**Raw data**
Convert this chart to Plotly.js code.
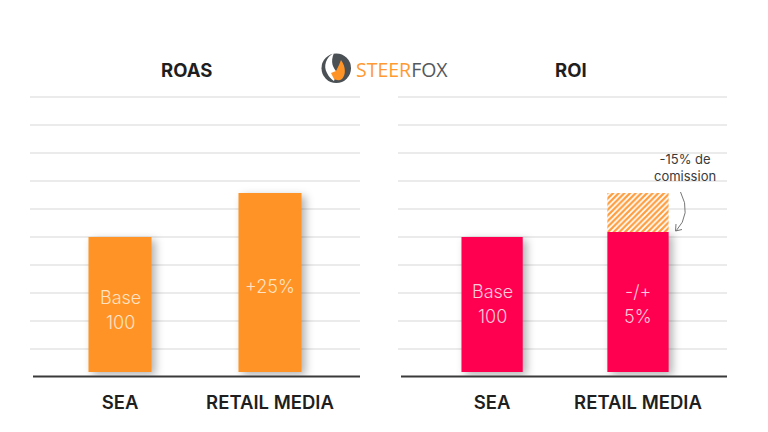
<!DOCTYPE html>
<html><head><meta charset="utf-8">
<script src="https://cdn.plot.ly/plotly-3.0.1.min.js"></script>
<style>
html,body{margin:0;padding:0;background:#fff}
#c{width:768px;height:432px}
.shadowed{filter:drop-shadow(4px 3px 4px rgba(0,0,0,.3))}
</style></head><body><div id="c"></div>
<script>
const categories = ['SEA', 'RETAIL MEDIA'];
const roasValues = [100, 131.4];
const roiValues = [100, 103.6];
const commissionTop = 131.4;
const barFloor = 3.5;
const gridStep = 20;
const ORANGE = '#ff9326', RED = '#ff0050', TXT = '#1f1f1f', W = 768, H = 432;
const FONT = 'Inter, Lato, sans-serif';
const px = x => x / W, py = y => 1 - y / H;

function barTrace(vals, color, xa, ya) {
  return {type:'bar', x:categories, y:vals.map(v=>v-barFloor), base:barFloor, width:0.42,
    marker:{color, line:{width:0}}, xaxis:xa, yaxis:ya, hoverinfo:'skip', showlegend:false};
}
const traces = [
  barTrace(roasValues, ORANGE, 'x', 'y'),
  barTrace(roiValues, RED, 'x2', 'y2'),
  {type:'bar', x:[categories[1]], y:[commissionTop-roiValues[1]], base:[roiValues[1]], width:0.42,
   marker:{color:'#fff', line:{width:0}, pattern:{shape:'/', fgcolor:'#ff9d3d', bgcolor:'#fff', size:4, solidity:0.55}},
   xaxis:'x2', yaxis:'y2', hoverinfo:'skip', showlegend:false}
];
function xAxis(d, r, anchor){return {domain:[px(d[0]),px(d[1])], range:r, type:'category', categoryorder:'array', categoryarray:categories,
  anchor, showgrid:false, showline:false, zeroline:false, ticks:'outside', ticklen:9, tickcolor:'rgba(0,0,0,0)',
  tickfont:{family:FONT,size:18.5,color:TXT,weight:600}, automargin:false};}
function yAxis(anchor){return {domain:[py(377),py(91.4)], range:[0,204], tick0:0, dtick:gridStep, anchor, showgrid:true, gridcolor:'#ebebeb', gridwidth:1.5,
  zeroline:false, showticklabels:false, ticks:'', showline:false, fixedrange:true};}
function note(text,xref,yref,x,y,size,color,extra){return Object.assign({text,xref,yref,x,y,showarrow:false,xanchor:'center',yanchor:'middle',font:{family:FONT,size,color,weight:300},align:'center'},extra||{});}
const LO='#ffe3c4', LR='#ffc9da';
const anns = [
  note('<b>ROAS</b>','paper','paper',px(186),py(70),18.5,TXT),
  note('<b>ROI</b>','paper','paper',px(571),py(70),18.5,TXT),
  note('Base','x','y',categories[0],57,18,LO),
  note('100','x','y',categories[0],39,18,LO),
  note('+25%','x','y',categories[1],65,18,LO),
  note('Base','x2','y2',categories[0],61,18,LR),
  note('100','x2','y2',categories[0],43,18,LR),
  note('-/+','x2','y2',categories[1],61,18,LR),
  note('5%','x2','y2',categories[1],43,18,LR),
  note('-15% de<br>comission','paper','paper',px(685),py(168),13,'#3a3a3a',{font:{family:FONT,size:13,color:'#3a3a3a',weight:400}}),
  note('<span style="color:#ff9a33">STEER</span><span style="color:#55595d">FOX</span>','paper','paper',px(402),py(69),19.5,'#55595d',{font:{family:'"Open Sans"',size:19.5,weight:400}})
];
const shapes = [
  {type:'line',xref:'paper',yref:'paper',x0:px(33),x1:px(360),y0:py(376.5),y1:py(376.5),line:{color:'#3a3a3a',width:2}},
  {type:'line',xref:'paper',yref:'paper',x0:px(401),x1:px(727),y0:py(376.5),y1:py(376.5),line:{color:'#3a3a3a',width:2}},
  {type:'path',xref:'paper',yref:'paper',path:`M ${px(680.5)} ${py(192)} Q ${px(692)} ${py(214)} ${px(676)} ${py(231)}`,line:{color:'#777',width:1}},
  {type:'path',xref:'paper',yref:'paper',path:`M ${px(676)} ${py(224)} L ${px(675.5)} ${py(231)} L ${px(682)} ${py(229.5)}`,line:{color:'#777',width:1}},
  {type:'circle',xref:'paper',yref:'paper',x0:px(321.5),x1:px(351),y0:py(53.5),y1:py(83),fillcolor:'#4b5054',line:{width:0}},
  {type:'path',xref:'paper',yref:'paper',fillcolor:'#fff',line:{width:0},path:`M ${px(334)} ${py(53)} C ${px(326)} ${py(57)} ${px(323)} ${py(66)} ${px(327)} ${py(73)} C ${px(329)} ${py(77)} ${px(331)} ${py(79)} ${px(334)} ${py(81)} L ${px(337)} ${py(72)} C ${px(333)} ${py(68)} ${px(330)} ${py(62)} ${px(334)} ${py(53)} Z`},
  {type:'path',xref:'paper',yref:'paper',fillcolor:ORANGE,line:{width:0},path:`M ${px(331)} ${py(73)} L ${px(336)} ${py(71)} L ${px(339)} ${py(65)} L ${px(341)} ${py(60)} C ${px(346)} ${py(67)} ${px(346)} ${py(75)} ${px(342)} ${py(79)} C ${px(339)} ${py(81)} ${px(336)} ${py(80)} ${px(334)} ${py(79)} Z`}
];
const layout = {width:W,height:H,margin:{l:0,r:0,t:0,b:0},paper_bgcolor:'#fff',plot_bgcolor:'#fff',barmode:'overlay',showlegend:false,
  xaxis:xAxis([30,360],[-0.6,1.6],'y'), yaxis:yAxis('x'),
  xaxis2:xAxis([398,727],[-0.645,1.61],'y2'), yaxis2:yAxis('x2'),
  annotations:anns, shapes};
Plotly.newPlot('c',traces,layout,{staticPlot:true}).then(()=>{
  document.querySelectorAll('.barlayer .trace').forEach((t,i)=>{ if(i<2) t.classList.add('shadowed'); });
});
</script></body></html>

**Exercise**
Pictures stay out. Repeat only the lines from the beginning of the data through the line that has "const px = x => x / W, py = y => 1 - y / H;".

**Finished answer**
Convert this chart to Plotly.js code.
<!DOCTYPE html>
<html><head><meta charset="utf-8">
<script src="https://cdn.plot.ly/plotly-3.0.1.min.js"></script>
<style>
html,body{margin:0;padding:0;background:#fff}
#c{width:768px;height:432px}
.shadowed{filter:drop-shadow(4px 3px 4px rgba(0,0,0,.3))}
</style></head><body><div id="c"></div>
<script>
const categories = ['SEA', 'RETAIL MEDIA'];
const roasValues = [100, 131.4];
const roiValues = [100, 103.6];
const commissionTop = 131.4;
const barFloor = 3.5;
const gridStep = 20;
const ORANGE = '#ff9326', RED = '#ff0050', TXT = '#1f1f1f', W = 768, H = 432;
const FONT = 'Inter, Lato, sans-serif';
const px = x => x / W, py = y => 1 - y / H;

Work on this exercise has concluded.